En este terreno de los principios se ha situado el discurso de don Juan Carlos. Es de subrayar la oportunidad de su mención a los límites del ejercicio del poder nacional en las relaciones internacionales, ejercicio que, para ser legítimo, "deberá inspirarse en una conciencia ética y respetar los derechos de los otros pueblos". Frente a la tendencia a que sea la fuerza la que presida las relaciones entre las naciones, el Rey ha hecho un enérgico llamamiento "para que la negociación y el diálogo se impongan de una vez a la intolerancia y la intransigencia a fin de que la fuerza de la razón y del derecho prevalezcan sobre la razón de la fuerza". Sin olvidar que "no cabe armonía si en el mundo se mantienen situaciones de clara injusticia".
La descolonización ha supuesto la consagración del principio de la diversidad cultural de la humanidad, pero por ello mismo resulta urgente acabar con situaciones anacrónicas, residuo de un pasado colonial, como la que padece España en relación a Gibraltar. El Rey ha recordado la declaración suscrita en 1984 entre España y el Reino Unido como pauta para la recuperacion de la integridad territorial española por vía negociadora y sin menoscabo de los intereses de la población del Peñón.

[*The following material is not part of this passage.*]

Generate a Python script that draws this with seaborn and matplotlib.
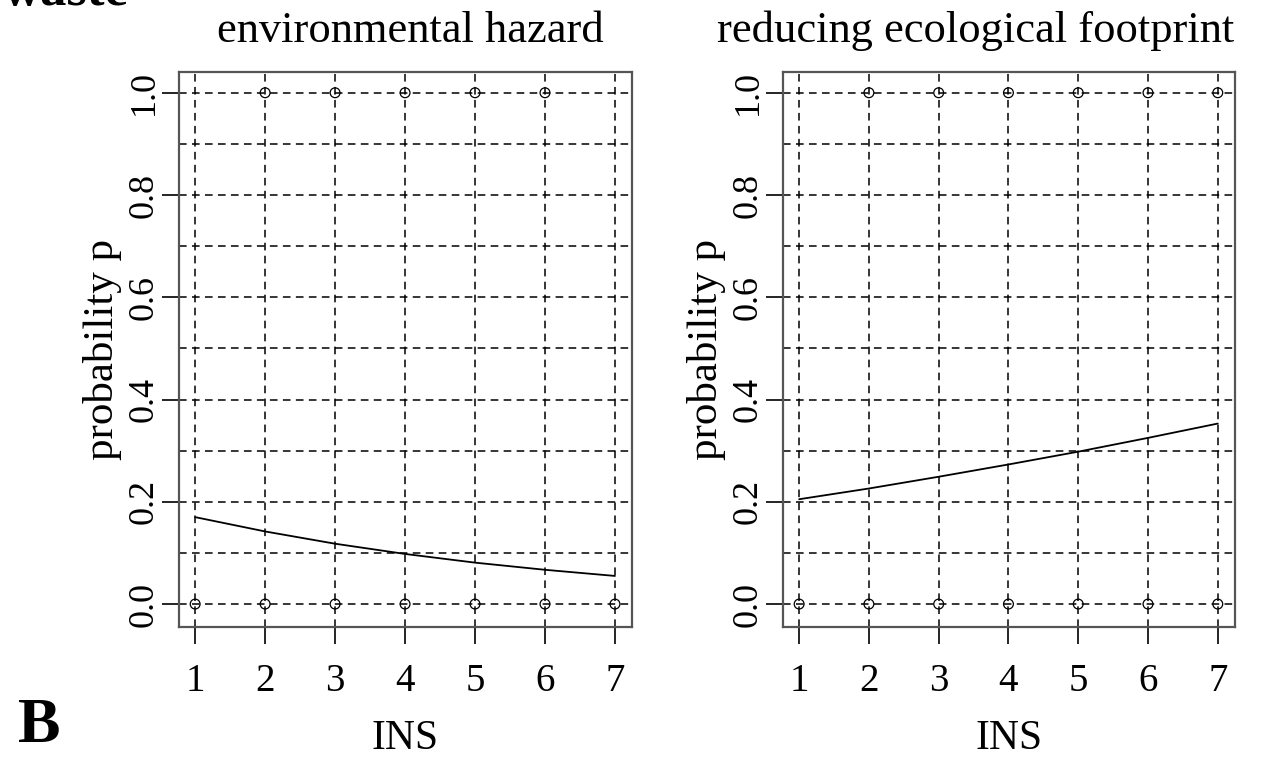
import numpy as np
import pandas as pd
import matplotlib
matplotlib.use("Agg")
import matplotlib.pyplot as plt
import seaborn as sns

# observed responses (open circles)
ins = [1, 2, 3, 4, 5, 6, 7]
hazard_ones = [2, 3, 4, 5, 6]
footprint_ones = [2, 3, 4, 5, 6, 7]
zeros = [1, 2, 3, 4, 5, 6, 7]

# fitted probability curves
hazard_p = [0.170, 0.142, 0.118, 0.098, 0.081, 0.067, 0.055]
footprint_p = [0.205, 0.226, 0.249, 0.273, 0.298, 0.325, 0.353]

titles = ["environmental hazard", "reducing ecological footprint"]
title_x = [0.512, 0.427]

sns.set_style("white")
plt.rcParams['font.family'] = ['Liberation Serif', 'DejaVu Serif']
plt.rcParams['text.color'] = 'black'
plt.rcParams['axes.labelcolor'] = 'black'
plt.rcParams['xtick.color'] = 'black'
plt.rcParams['ytick.color'] = 'black'

fig = plt.figure(figsize=(12.61, 7.61), dpi=100)
ax1 = fig.add_axes([0.142, 0.176, 0.359, 0.729])
ax2 = fig.add_axes([0.621, 0.176, 0.358, 0.729])

panels = [(ax1, hazard_ones, hazard_p, titles[0], title_x[0]),
          (ax2, footprint_ones, footprint_p, titles[1], title_x[1])]

for ax, ones, p, title, tx in panels:
    pts = pd.DataFrame({"x": list(zeros) + list(ones),
                        "y": [0] * len(zeros) + [1] * len(ones)})
    # grid first so it sits under the marks
    for v in np.arange(0, 1.01, 0.1):
        ax.axhline(v, color="black", ls=(0, (5, 3.5)), lw=1.1, zorder=1)
    for v in ins:
        ax.axvline(v, color="black", ls=(0, (5, 3.5)), lw=1.1, zorder=1)
    sns.scatterplot(data=pts, x="x", y="y", ax=ax, marker="o", s=50,
                    facecolor="none", edgecolor="black", linewidth=0.9,
                    zorder=3)
    sns.lineplot(x=ins, y=p, ax=ax, color="black", lw=1.3, zorder=3)
    ax.set_xlim(0.77, 7.24)
    ax.set_ylim(-0.045, 1.04)
    ax.set_xticks(ins)
    ax.set_yticks([0.0, 0.2, 0.4, 0.6, 0.8, 1.0])
    ax.set_yticklabels(["0.0", "0.2", "0.4", "0.6", "0.8", "1.0"],
                       rotation=90, va="center")
    ax.tick_params(axis="both", direction="out", length=12, width=1.2,
                   color="black", labelcolor="black", left=True, bottom=True)
    ax.tick_params(axis="x", pad=14, labelsize=28)
    ax.tick_params(axis="y", pad=1, labelsize=26)
    for s in ax.spines.values():
        s.set_color("#555555")
        s.set_linewidth(1.6)
    t = ax.set_title(title, fontsize=32, pad=22, color="black")
    t.set_x(tx)
    ax.set_xlabel("INS", fontsize=30, labelpad=14)
    ax.set_ylabel("probability p", fontsize=31, labelpad=4)

fig.text(0.002, 0.993, "waste", fontsize=38, fontweight="bold",
         va="baseline", ha="left")
fig.text(0.014, 0.025, "B", fontsize=46, fontweight="bold", va="baseline",
         ha="left")

fig.savefig("out.png", dpi=100)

El hecho de que a lo largo de la última década los pueblos de varios países del continente latinoamericano que pugnaban y pugnan por recobrar la libertad hayan vuelto su mirada hacia la transición política española y el prestigio de que don Juan Carlos disfruta en esas tierras otorgan particular valor a las palabras de éste sobre ese continente, con cuyos pueblos "nos sentimos solidarios en la búsqueda de soluciones justas a los problemas políticos, económicos y sociales con los que se enfrentan". Pero existe una responsabilidad de la comunidad internacional para evitar que procesos de democratización en curso se vean abortados por las dificultades económicas, y en ese sentido es imprescindible una actitud "de generosidad y apoyos concretos" para alentar las políticas de ajuste necesarias en esos países, y en particular en aquellos agobiados por su enorme deuda exterior.
Don Juan Carlos no rehusó referirse a la grosera política racista de los gobernantes surafricanos, que constituye "un ataque flagrante a la concepción de la unidad del género humano", ni a los peligros que para la paz derivan de la generalización de las prácticas terroristas. Su dimensión internacional hace necesaria la cooperación entre todos los países, con medidas concretas. La creciente tendencia, alentada por las grandes potencias, a sustituir los foros de relación multilateral, y el de la ONU en primer lugar, por cauces bilaterales desdice de los propósitos que presidieron la fundación de las Naciones Unidas. También don Juan Carlos llamó la atención sobre el hecho.
En definitiva, todo su discurso resultó un alegato, si no brillante, sí contundente, en favor de la pervivencia del espíritu de solidaridad y paz entre los pueblos que dio origen a la ONU. Para los españoles, acostumbrados durante décadas a vivir en un verdadero gueto intelectual y político respecto al resto del mundo, la figura del Rey inaugurando las sesiones de esta Asamblea General es del todo gratificante.